I mentioned before how I had some advantages over players of the GameCube version of the first two games and one of them is the wealth of tips and strategies for finishing the games which are now freely available on the internet. Little things like knowing which beam or missile causes the most damage to a particular enemy or knowing where an elusive upgrade can be found make huge differences in the end. There's no shame in looking for tips when you get stuck, in my opinion.

The other set of advantages comes from changes to the games in the Trilogy edition. Aiming with the Wiimote is probably the most intuitive input possible for shooting games, if not quite as accurate as mouse and keyboard. I gather all the games on Normal difficulty are easier than they used to be. Once you get morph ball bombs in the first two games, you also get the spring ball ability that makes little hops much easier than always doing bomb jumps. Oddly enough, having all three games available in one place helps since if you get stuck on one boss, it's easy enough to switch to another game. At one point I was stuck on all three games (on Meta Ridley, Bomb Guardian/Alpha Sandigger, and Mogenar for those who care) and simply by switching from one to another I got past them. It helps to clear the palate and avoid banging your head against a hard surface to see a different difficult part of some other game.

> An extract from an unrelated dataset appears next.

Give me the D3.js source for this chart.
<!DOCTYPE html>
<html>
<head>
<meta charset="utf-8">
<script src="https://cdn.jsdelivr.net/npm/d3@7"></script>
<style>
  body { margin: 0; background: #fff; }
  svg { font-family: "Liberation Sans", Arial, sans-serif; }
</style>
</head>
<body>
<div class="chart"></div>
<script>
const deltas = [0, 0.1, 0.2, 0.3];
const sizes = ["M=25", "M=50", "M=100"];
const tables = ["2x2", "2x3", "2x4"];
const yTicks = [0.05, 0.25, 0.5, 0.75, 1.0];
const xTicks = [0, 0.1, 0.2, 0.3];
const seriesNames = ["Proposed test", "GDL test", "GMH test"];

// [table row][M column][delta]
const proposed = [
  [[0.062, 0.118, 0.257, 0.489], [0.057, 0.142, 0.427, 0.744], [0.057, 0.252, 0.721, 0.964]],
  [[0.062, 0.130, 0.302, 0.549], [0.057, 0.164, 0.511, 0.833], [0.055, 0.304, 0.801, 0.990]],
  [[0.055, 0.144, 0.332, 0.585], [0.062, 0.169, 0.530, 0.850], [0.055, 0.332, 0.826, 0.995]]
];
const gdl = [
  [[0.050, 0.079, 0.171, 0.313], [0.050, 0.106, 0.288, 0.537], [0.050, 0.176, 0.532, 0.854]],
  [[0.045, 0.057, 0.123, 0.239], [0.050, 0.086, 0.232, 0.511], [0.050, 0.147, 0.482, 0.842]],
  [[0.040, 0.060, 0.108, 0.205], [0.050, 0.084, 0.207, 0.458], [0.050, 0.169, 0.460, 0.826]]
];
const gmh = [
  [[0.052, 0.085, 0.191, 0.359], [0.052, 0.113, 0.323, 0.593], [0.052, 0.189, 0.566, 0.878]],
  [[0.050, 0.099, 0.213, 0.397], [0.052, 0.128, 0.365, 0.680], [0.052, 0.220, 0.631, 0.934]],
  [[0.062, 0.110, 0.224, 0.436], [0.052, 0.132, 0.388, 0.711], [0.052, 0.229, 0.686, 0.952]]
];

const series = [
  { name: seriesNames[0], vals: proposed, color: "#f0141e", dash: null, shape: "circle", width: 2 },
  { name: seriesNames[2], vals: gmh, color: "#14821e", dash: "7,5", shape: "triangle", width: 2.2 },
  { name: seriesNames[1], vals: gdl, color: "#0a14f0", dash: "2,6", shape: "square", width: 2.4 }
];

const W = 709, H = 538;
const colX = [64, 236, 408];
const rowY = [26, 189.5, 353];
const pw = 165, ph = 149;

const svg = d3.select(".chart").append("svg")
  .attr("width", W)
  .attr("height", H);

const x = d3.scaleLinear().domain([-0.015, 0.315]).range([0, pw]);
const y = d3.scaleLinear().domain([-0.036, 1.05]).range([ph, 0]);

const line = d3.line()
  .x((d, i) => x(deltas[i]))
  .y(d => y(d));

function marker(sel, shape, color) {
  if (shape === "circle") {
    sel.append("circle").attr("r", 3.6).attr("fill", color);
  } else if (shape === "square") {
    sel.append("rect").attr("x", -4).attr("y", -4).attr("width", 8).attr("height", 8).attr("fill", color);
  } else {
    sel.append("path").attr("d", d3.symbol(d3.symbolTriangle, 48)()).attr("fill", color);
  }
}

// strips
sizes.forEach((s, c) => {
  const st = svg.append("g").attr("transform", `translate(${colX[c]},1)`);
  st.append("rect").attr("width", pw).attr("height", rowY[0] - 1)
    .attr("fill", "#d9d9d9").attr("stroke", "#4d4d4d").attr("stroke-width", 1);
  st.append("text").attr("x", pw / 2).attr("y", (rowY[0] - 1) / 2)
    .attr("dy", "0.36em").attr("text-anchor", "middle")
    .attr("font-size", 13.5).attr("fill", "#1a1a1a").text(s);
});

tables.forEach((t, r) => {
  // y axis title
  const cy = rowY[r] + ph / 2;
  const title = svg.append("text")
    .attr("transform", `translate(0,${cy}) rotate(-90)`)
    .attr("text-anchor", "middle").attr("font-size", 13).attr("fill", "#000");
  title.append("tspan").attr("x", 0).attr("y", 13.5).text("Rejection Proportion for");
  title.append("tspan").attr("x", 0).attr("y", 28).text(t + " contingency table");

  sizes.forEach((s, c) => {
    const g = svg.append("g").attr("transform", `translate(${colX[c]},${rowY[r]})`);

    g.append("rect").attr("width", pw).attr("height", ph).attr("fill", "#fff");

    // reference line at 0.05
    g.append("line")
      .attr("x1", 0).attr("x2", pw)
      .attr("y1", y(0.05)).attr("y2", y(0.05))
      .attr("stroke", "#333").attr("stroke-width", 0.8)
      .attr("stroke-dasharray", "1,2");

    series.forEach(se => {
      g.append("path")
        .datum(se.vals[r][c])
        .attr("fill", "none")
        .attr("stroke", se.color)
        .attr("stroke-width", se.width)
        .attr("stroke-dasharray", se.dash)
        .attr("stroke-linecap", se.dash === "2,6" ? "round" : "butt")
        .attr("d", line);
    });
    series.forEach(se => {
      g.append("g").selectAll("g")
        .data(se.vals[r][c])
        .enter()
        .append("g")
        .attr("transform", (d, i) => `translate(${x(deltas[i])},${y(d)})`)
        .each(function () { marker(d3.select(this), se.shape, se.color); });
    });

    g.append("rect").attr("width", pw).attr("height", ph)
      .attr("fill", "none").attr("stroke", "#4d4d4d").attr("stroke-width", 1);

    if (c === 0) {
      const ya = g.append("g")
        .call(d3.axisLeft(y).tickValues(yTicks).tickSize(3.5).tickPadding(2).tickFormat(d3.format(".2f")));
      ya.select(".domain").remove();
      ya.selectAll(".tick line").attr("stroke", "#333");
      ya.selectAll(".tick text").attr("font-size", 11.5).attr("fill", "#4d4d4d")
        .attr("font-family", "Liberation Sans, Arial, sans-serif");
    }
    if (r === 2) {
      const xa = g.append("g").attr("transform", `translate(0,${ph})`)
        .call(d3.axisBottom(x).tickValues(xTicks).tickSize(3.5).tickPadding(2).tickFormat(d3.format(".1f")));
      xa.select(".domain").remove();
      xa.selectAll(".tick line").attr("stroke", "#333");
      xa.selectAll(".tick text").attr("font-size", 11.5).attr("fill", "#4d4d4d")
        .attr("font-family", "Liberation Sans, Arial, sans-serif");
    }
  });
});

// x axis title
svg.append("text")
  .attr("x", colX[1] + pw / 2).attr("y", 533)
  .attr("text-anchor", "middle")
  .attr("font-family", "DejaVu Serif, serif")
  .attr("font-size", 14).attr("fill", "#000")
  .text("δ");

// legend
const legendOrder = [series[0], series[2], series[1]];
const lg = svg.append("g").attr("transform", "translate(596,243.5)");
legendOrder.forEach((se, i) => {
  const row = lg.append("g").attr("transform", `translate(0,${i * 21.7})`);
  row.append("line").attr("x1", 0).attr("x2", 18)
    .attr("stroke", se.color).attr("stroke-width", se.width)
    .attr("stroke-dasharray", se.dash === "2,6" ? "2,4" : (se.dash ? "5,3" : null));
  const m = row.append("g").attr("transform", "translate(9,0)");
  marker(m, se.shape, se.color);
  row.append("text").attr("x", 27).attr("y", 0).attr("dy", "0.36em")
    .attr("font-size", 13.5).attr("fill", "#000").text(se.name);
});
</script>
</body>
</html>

It's a bit unusual from me to feel compelled to finish a game, but I am compelled to finish each of the Metroid Prime games. Unlike Super Mario Galaxy, which is structured as a series of increasingly difficult challenges, the Prime games are structured as preparation for a final challenge. The onscreen result of beating the final boss turns out to be a not-very-interesting1 cutscene and roll the credits. But the offscreen result was more satisfying. Completing a difficult challenge after spending so many hours working toward it provides the same sort of intense satisfaction you might get from hiking to a great view. Skipping straight to the cutscene just can't have that effect any more than driving to the top of a mountain can match walking there.

Retro Studios built up an amazing reputation on the backs of these games and for good reason: they are finely crafted masterpieces. Everything about them is just so well done from the the controls to the music to the menus to the item descriptions to the color scheme. And given the chance to improve things in the Trilogy version, they did from what I've read. The star of the show has to be the environment you get to explore, which is universally and rightly praised. Trying to explain it is sort of like trying to tell someone why the Grand Canyon isn't just a big hole in the ground. You just have to see it for yourself.


1. I've seen the various endings on YouTube and none of them are especially amazing. Ok, so you can see more of Samus' character model and hints of future episodes if you gather 100% of collectibles and scans, but who cares?